The 90-Day Alert (Informational)
This is a low-pressure notification. The sub probably has not started their renewal process yet, and their broker may not have received renewal terms from the carrier. The purpose of this alert is to plant the seed.
Send an email or system notification to the subcontractor and their broker informing them that the policy will expire in approximately 90 days. Include the specific policy type, policy number, and expiration date. Request that they send the updated certificate as soon as renewal is complete.
The 60-Day Alert (Action Required)
By 60 days out, the broker should be working on renewal terms. This alert shifts the tone from informational to action-oriented.

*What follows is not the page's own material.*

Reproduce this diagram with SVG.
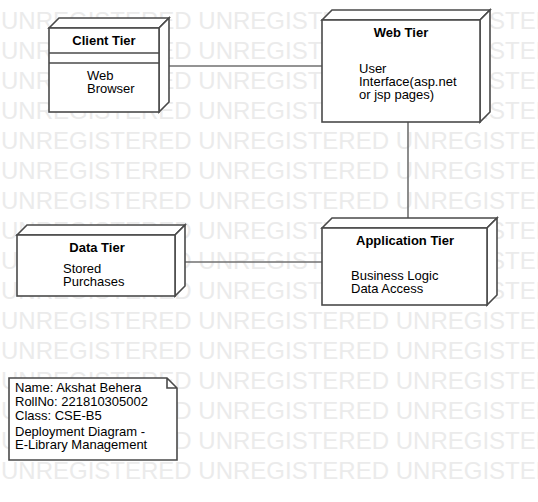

Include a specific list of what the renewed certificate must contain: your company listed as additional insured, waiver of subrogation endorsement, primary and non-contributory language, and minimum limits that match your subcontract requirements. This prevents the common scenario where the sub renews but the new certificate is missing required endorsements.
The 30-Day Alert (Escalation)
If no renewed certificate has been received by 30 days out, escalate. This alert should go to the subcontractor's principal or owner, not just their office manager. Copy your project manager and superintendent.
Reference the specific subcontract clause requiring continuous insurance coverage. State clearly that work authorization will be suspended on the expiration date if proof of renewal is not received.
The 14-Day Alert (Warning)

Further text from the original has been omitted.